• _Set problem_:
Copy nothing but the part that opens with the line containing "Give me the TikZ source for this diagram." and closes with the line containing "(685,121) rectangle (767,312);". Do not include pictures.

• _Information supplied_:
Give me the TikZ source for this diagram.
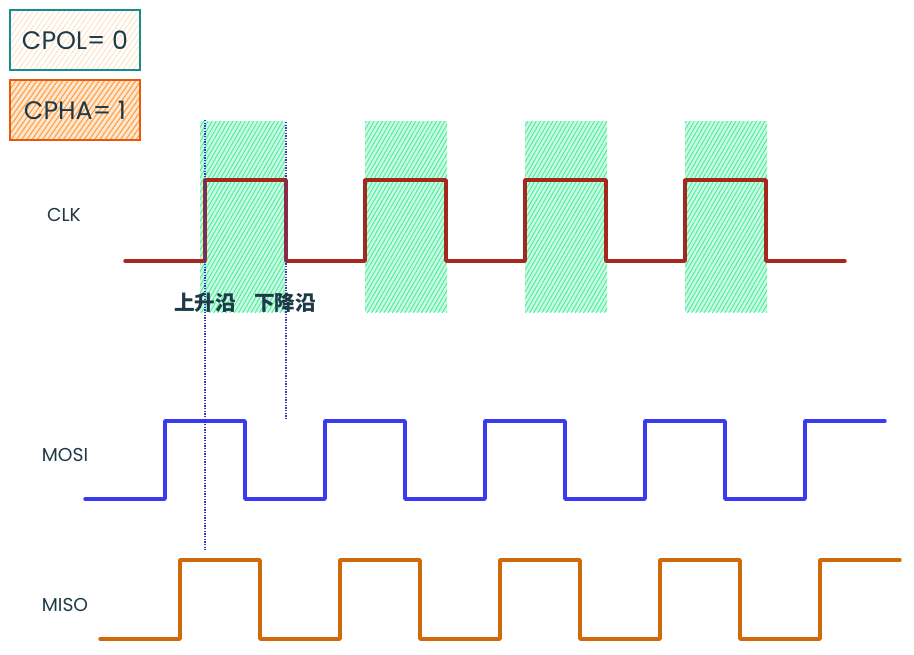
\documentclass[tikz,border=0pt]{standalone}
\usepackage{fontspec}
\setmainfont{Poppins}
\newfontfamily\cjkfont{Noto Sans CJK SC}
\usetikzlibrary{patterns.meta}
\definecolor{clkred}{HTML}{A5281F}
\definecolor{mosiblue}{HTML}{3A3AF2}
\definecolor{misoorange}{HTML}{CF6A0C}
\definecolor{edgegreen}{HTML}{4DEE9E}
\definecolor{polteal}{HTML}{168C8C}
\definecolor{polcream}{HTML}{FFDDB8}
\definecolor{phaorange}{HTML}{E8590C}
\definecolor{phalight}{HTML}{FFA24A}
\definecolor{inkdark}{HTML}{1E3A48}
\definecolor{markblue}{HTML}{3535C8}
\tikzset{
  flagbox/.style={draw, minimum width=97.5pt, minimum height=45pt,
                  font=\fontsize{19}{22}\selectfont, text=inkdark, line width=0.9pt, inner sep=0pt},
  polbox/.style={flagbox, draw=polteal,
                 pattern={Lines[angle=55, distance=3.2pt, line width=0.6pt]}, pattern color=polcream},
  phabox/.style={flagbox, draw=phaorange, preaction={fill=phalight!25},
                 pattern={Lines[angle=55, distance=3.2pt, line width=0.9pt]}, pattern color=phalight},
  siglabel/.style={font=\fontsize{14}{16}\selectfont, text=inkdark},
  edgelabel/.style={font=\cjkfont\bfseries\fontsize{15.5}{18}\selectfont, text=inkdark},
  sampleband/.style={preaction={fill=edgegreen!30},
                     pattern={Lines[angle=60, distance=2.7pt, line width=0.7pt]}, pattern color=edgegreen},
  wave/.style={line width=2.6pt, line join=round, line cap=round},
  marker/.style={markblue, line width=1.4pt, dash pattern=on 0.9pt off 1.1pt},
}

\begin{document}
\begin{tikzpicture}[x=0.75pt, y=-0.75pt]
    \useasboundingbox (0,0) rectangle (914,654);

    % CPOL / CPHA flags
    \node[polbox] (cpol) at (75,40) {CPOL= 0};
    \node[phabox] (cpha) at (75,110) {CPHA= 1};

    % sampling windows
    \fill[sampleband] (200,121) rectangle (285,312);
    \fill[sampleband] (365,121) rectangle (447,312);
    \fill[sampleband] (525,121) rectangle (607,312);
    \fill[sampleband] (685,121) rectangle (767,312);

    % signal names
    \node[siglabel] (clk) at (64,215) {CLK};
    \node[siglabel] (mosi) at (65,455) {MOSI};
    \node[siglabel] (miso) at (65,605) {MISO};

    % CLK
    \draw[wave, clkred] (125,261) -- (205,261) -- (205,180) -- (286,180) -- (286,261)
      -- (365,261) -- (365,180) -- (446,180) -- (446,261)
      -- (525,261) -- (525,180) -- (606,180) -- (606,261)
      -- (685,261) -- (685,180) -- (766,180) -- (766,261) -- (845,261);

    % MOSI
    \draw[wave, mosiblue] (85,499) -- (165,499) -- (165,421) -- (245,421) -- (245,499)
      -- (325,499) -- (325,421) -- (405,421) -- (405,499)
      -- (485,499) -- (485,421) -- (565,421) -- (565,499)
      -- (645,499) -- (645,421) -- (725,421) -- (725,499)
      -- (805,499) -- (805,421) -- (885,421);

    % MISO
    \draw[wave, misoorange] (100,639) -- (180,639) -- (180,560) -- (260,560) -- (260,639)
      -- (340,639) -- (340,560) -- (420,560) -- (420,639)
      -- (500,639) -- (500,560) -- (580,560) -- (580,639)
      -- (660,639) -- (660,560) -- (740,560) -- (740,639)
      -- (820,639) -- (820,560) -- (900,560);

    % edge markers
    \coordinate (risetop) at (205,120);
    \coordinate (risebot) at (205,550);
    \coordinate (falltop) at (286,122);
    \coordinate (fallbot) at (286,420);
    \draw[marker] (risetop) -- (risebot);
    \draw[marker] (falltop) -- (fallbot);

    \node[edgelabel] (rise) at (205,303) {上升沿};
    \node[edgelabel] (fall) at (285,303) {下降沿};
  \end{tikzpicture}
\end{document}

...

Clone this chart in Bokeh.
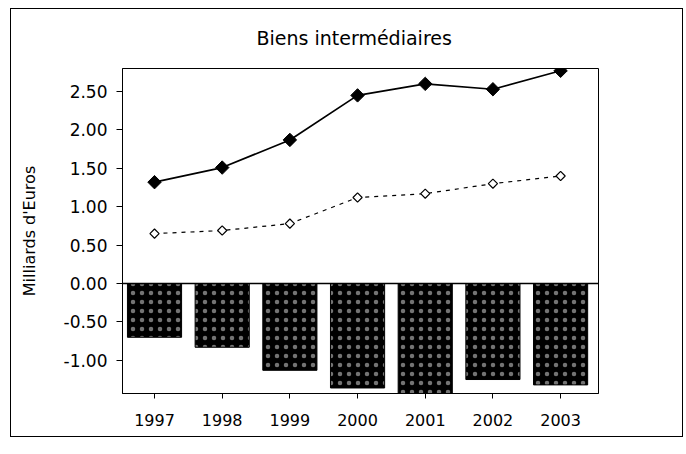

• _Response_:
Give me the TikZ source for this diagram.
\documentclass[tikz,border=0pt]{standalone}
\usepackage{fontspec}
\setmainfont{Poppins}
\newfontfamily\cjkfont{Noto Sans CJK SC}
\usetikzlibrary{patterns.meta}
\definecolor{clkred}{HTML}{A5281F}
\definecolor{mosiblue}{HTML}{3A3AF2}
\definecolor{misoorange}{HTML}{CF6A0C}
\definecolor{edgegreen}{HTML}{4DEE9E}
\definecolor{polteal}{HTML}{168C8C}
\definecolor{polcream}{HTML}{FFDDB8}
\definecolor{phaorange}{HTML}{E8590C}
\definecolor{phalight}{HTML}{FFA24A}
\definecolor{inkdark}{HTML}{1E3A48}
\definecolor{markblue}{HTML}{3535C8}
\tikzset{
  flagbox/.style={draw, minimum width=97.5pt, minimum height=45pt,
                  font=\fontsize{19}{22}\selectfont, text=inkdark, line width=0.9pt, inner sep=0pt},
  polbox/.style={flagbox, draw=polteal,
                 pattern={Lines[angle=55, distance=3.2pt, line width=0.6pt]}, pattern color=polcream},
  phabox/.style={flagbox, draw=phaorange, preaction={fill=phalight!25},
                 pattern={Lines[angle=55, distance=3.2pt, line width=0.9pt]}, pattern color=phalight},
  siglabel/.style={font=\fontsize{14}{16}\selectfont, text=inkdark},
  edgelabel/.style={font=\cjkfont\bfseries\fontsize{15.5}{18}\selectfont, text=inkdark},
  sampleband/.style={preaction={fill=edgegreen!30},
                     pattern={Lines[angle=60, distance=2.7pt, line width=0.7pt]}, pattern color=edgegreen},
  wave/.style={line width=2.6pt, line join=round, line cap=round},
  marker/.style={markblue, line width=1.4pt, dash pattern=on 0.9pt off 1.1pt},
}

\begin{document}
\begin{tikzpicture}[x=0.75pt, y=-0.75pt]
    \useasboundingbox (0,0) rectangle (914,654);

    % CPOL / CPHA flags
    \node[polbox] (cpol) at (75,40) {CPOL= 0};
    \node[phabox] (cpha) at (75,110) {CPHA= 1};

    % sampling windows
    \fill[sampleband] (200,121) rectangle (285,312);
    \fill[sampleband] (365,121) rectangle (447,312);
    \fill[sampleband] (525,121) rectangle (607,312);
    \fill[sampleband] (685,121) rectangle (767,312);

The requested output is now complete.